>> Begin DATASET ROWS

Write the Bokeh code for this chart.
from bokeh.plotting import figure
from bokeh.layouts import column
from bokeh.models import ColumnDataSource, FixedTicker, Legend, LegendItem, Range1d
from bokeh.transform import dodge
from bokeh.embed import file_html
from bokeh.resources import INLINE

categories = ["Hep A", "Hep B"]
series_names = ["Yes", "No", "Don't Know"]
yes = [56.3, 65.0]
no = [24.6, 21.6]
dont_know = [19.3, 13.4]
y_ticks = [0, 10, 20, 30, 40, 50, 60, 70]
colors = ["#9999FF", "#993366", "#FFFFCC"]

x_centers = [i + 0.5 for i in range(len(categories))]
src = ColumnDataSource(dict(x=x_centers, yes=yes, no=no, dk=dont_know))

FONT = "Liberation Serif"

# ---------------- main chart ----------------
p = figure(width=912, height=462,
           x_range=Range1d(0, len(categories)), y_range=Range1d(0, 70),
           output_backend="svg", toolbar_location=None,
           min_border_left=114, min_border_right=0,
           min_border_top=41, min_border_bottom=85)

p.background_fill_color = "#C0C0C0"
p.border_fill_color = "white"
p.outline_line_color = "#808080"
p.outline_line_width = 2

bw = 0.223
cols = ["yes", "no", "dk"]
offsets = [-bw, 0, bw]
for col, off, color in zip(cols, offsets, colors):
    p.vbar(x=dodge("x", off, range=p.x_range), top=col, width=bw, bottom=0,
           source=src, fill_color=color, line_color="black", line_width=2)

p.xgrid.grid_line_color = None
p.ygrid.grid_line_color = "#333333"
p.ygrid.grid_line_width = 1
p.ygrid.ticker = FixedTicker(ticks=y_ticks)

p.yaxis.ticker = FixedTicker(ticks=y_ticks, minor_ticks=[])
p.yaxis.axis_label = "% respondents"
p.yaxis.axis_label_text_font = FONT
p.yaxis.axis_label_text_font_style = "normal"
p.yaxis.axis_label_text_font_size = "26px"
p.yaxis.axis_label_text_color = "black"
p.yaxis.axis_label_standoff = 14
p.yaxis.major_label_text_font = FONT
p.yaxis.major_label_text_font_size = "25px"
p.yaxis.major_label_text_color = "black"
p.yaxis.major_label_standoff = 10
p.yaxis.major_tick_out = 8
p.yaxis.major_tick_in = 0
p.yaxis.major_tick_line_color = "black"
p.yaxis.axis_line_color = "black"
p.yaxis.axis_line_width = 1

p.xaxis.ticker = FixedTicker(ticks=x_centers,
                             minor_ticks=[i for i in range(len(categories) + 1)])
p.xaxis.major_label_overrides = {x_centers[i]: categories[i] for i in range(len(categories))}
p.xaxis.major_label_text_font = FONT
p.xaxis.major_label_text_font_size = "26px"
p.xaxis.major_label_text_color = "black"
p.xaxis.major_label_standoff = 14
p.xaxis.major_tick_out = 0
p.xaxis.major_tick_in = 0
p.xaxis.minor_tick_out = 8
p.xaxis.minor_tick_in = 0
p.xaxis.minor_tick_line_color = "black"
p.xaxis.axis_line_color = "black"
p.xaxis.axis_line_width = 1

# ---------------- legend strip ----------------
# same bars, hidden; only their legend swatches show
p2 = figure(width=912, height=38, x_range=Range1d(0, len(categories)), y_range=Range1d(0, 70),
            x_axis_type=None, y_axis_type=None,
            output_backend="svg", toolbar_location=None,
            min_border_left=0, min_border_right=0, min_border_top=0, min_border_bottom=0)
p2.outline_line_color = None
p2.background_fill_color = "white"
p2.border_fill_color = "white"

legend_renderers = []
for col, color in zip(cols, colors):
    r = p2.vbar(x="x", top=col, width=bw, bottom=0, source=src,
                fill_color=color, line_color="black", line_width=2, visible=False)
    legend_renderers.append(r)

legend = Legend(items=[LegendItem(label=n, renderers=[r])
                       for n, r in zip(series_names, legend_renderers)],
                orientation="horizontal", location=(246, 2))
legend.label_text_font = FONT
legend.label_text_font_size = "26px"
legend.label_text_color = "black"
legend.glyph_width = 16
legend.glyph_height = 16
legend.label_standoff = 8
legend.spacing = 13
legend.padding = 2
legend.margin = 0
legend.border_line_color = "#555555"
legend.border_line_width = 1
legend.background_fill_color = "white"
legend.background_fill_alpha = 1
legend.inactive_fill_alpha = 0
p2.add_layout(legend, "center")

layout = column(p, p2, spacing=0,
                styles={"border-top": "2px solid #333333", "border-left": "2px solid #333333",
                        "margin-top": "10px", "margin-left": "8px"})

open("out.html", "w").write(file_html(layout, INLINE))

>> End DATASET ROWS
>> Begin DATASET ROWS

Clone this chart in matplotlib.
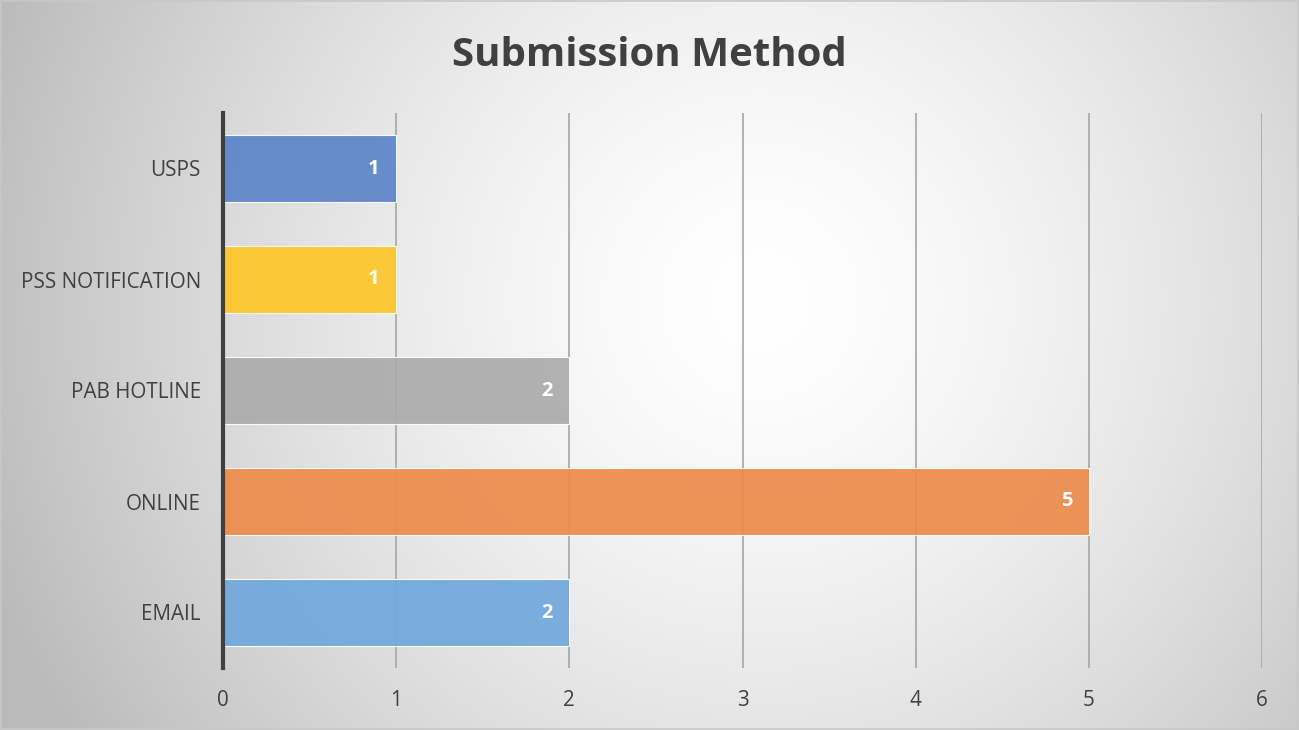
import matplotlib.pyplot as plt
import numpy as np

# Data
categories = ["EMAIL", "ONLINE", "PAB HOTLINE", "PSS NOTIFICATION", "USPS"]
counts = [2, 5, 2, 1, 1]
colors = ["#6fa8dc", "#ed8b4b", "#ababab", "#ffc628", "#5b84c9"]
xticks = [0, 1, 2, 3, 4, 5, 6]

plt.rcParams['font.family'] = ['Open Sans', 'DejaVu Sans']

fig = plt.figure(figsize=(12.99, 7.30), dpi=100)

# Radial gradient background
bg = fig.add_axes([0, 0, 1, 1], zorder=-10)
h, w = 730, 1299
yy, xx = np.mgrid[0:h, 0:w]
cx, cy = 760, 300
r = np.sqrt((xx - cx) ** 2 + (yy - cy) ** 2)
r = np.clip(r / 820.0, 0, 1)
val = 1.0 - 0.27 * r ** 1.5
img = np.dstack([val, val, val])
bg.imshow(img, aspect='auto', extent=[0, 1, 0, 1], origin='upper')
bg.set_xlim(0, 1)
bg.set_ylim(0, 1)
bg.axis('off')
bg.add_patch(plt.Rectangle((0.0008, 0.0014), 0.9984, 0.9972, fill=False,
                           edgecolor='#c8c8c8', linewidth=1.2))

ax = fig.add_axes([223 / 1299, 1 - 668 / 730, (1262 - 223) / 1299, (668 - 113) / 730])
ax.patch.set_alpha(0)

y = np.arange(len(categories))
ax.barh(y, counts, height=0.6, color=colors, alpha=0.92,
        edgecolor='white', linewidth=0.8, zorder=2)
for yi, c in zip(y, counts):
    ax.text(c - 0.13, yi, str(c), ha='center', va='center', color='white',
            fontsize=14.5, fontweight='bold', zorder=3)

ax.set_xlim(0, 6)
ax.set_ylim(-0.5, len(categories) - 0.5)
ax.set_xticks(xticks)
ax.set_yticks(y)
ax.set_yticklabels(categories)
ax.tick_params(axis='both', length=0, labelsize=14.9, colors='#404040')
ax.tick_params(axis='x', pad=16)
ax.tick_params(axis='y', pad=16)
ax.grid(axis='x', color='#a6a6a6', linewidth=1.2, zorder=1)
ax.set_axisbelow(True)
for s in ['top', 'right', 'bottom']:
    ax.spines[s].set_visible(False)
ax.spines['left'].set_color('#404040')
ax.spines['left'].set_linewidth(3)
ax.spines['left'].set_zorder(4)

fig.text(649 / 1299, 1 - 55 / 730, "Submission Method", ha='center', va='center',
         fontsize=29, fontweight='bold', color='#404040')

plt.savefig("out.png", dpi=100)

>> End DATASET ROWS

== EXERCISE GOAL ==
Pick out each line that holds the string "matplotlib".

== IN RESPONSE ==
Clone this chart in matplotlib.
import matplotlib.pyplot as plt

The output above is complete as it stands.